I found this from a blog where the writer used this is because:

Through the experience of the DSCE, I felt like my life goal had finally been achieved, but when I desperately pleaded with God to let me back into that state, I soon realized it was almost impossible to achieve on my own. This is because I had only become partially self-realized.

Shouldn't the author have used this was because because they were referring a past event? If not, can someone please explain the rule regarding when to use this is because versus when to use this was because?

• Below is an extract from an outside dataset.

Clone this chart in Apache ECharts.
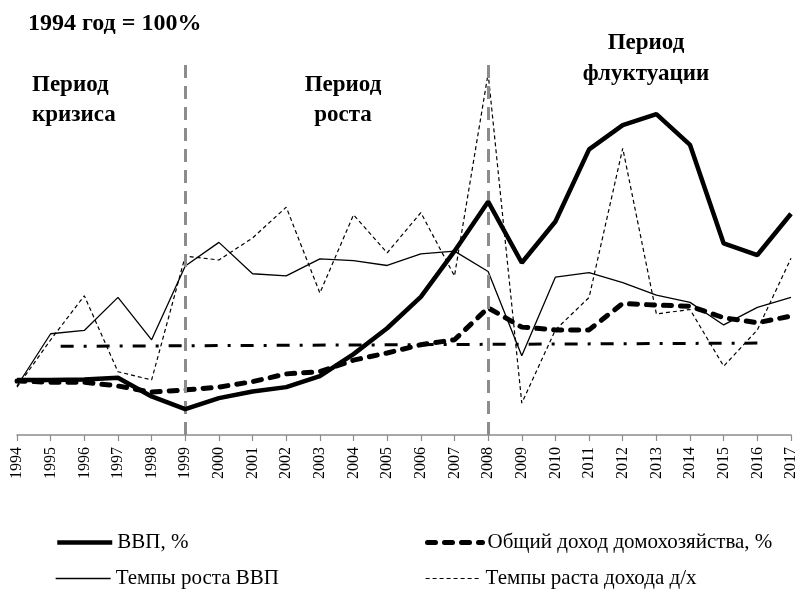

  • First, identify what the word "this" refers to (the experience vs the goal achievement vs the realisation). Use is if referring to "this" holding in the present; use was if referring to "this" holding in the past. – Lawrence Jul 31 '17 at 23:53
  • 2
    You're right; he should. Everything else in the passage is past and so should this have been. – Robbie Goodwin Aug 15 '17 at 14:51

In your example, the introductory phrasethis is will be confusing for most readers because the preceding sentence is (1) quite long and, more important, (2) this is could refer to either the fact that God will not let you "back into that state" or that you are only "partially self-realized."

For clarity, the sentence would be clearer if the writer did away with this is and simply ended the sentence with "because I had only become partially self-realized." In addition, the sentence would be better if the writer avoided the ambiguous it in the second independent clause and used enlightenment or a similar word instead.